Per il secondo soggetto,
quella di utilizzare le informazioni e il programma per
accedere ai sistemi.
Per il terzo soggetto quella
di non dover fare nulla (cosi' da non aumentare i propri
costi di produzione).
Si avra' che la scelta
migliore per la maggioranza dei soggetti e' quella data
da:
Se 1 A0 allora 2 C1 e 3
quindi B2 (la prima).
Lo scopritore del difetto
pubblica le informazione e il programma e il cracker le
usa e la software house e' costretta a produrre la patch,
per eliminare il problema.
Nel secondo caso invece:
Se 1 B0 allora 2 B1 e 3
quindi C2.
Se si pubblica solo il
problema, il cracker deve realizzare il programma e la software
house fara' affidamento sul fatto che nessuno sia in grado
di realizzarlo a breve limitandosi ad indicare solo le informazioni
necessarie per farvi fronte.
Nell'ultimo caso invece:
Se 1 C0 allora 2 A1 e 3
quindi A2.
Se lo scopritore decide
di non pubblicare il problema, il cracker dovra' scoprirlo
e creare il programma per sfruttare la falla.

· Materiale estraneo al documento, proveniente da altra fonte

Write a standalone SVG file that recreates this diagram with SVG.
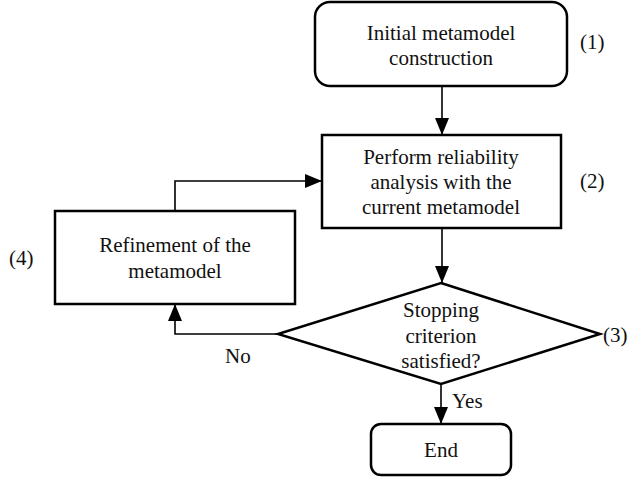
<svg xmlns="http://www.w3.org/2000/svg" width="637" height="479" viewBox="0 0 637 479">
<style>
.n{fill:#fff;stroke:#000;stroke-width:2.5}
.c{fill:none;stroke:#000;stroke-width:1.6}
text{font-family:"Times New Roman","Liberation Serif",Tinos,"DejaVu Serif","Noto Serif",serif;font-size:21px;fill:#111}
.m{text-anchor:middle}
</style>
<defs>
<marker id="ah" markerUnits="userSpaceOnUse" markerWidth="18" markerHeight="14" refX="17" refY="7" orient="auto">
<path d="M0,0 L17,7 L0,14 Z" fill="#000"/>
</marker>
</defs>
<rect width="637" height="479" fill="#fff"/>
<g id="connectors">
<path class="c" d="M442,86 V135" marker-end="url(#ah)"/>
<path class="c" d="M442,228 V283" marker-end="url(#ah)"/>
<path class="c" d="M175,211 V181 H322" marker-end="url(#ah)"/>
<path class="c" d="M278,334 H175 V304" marker-end="url(#ah)"/>
<path class="c" d="M441,384 V424" marker-end="url(#ah)"/>
<text x="225" y="363">No</text>
<text x="452" y="408">Yes</text>
</g>
<g id="n1">
<rect class="n" x="315" y="2" width="252" height="84" rx="15"/>
<text class="m" x="441" y="40">Initial metamodel</text>
<text class="m" x="441" y="65">construction</text>
<text x="580" y="49">(1)</text>
</g>
<g id="n2">
<rect class="n" x="322" y="135" width="239" height="93"/>
<text class="m" x="441" y="163.5">Perform reliability</text>
<text class="m" x="441" y="188.5">analysis with the</text>
<text class="m" x="441" y="213.5">current metamodel</text>
<text x="580" y="188">(2)</text>
</g>
<g id="n3">
<polygon class="n" points="441,283 600,334 441,384 278,334"/>
<text class="m" x="441" y="317">Stopping</text>
<text class="m" x="441" y="343">criterion</text>
<text class="m" x="441" y="368">satisfied?</text>
<text x="603" y="342">(3)</text>
</g>
<g id="n4">
<rect class="n" x="55" y="211" width="240" height="93"/>
<text class="m" x="175" y="252">Refinement of the</text>
<text class="m" x="175" y="278">metamodel</text>
<text x="9" y="265">(4)</text>
</g>
<g id="n5">
<rect class="n" x="371" y="424" width="140" height="51" rx="10"/>
<text class="m" x="441" y="457">End</text>
</g>
</svg>
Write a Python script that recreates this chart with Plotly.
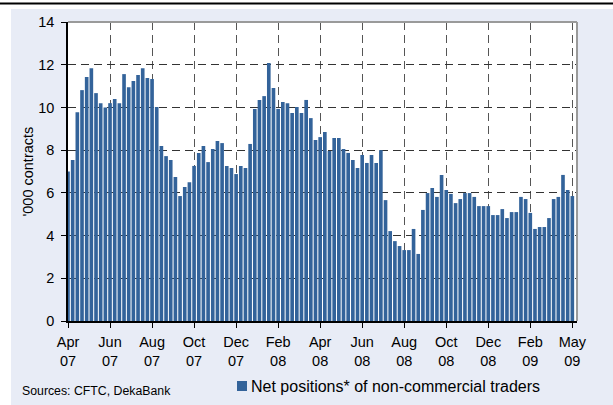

In questo
caso, la software house potra' ben decidere di non fare
nulla ritenendo che non esista alcun problema.
Sia nel secondo che nel
terzo caso, invece, le scelte non sono le migliori per la
maggior parte dei soggetti.
Nel secondo e nel terzo
non vi sara' alcun programma per sfruttare il bug e la casa
produttrice sara' tenuta, per ridurre i costi di produzione,
a sottovalutare il problema non facendo nulla, ovvero, solo
il minimo indispensabile. La software house otterra' cosi'
cio' che desidera. Il cracker pero' rimarra' insoddisfatto
perche' dovra' creare il suo programma. Idem per chi ha
scoperto il problema che non lo vedra' risolto.
Appare quindi, in conclusione,
evidente che la scelta migliore sia quella di spingere le
software house a produrre una patch per il difetto riscontrato
onde evitare che il tema della sicurezza informatica rimanga
solo un punto di discussione per gli addetti al settore.
Ci auguriamo che queste
nostre riflessioni invitino i lettori a riflettere a loro
volta su queste delicate problematiche.
Gli autori desiderano
ringraziare per la collaborazione l'Avv. Lorenzo Lanzo.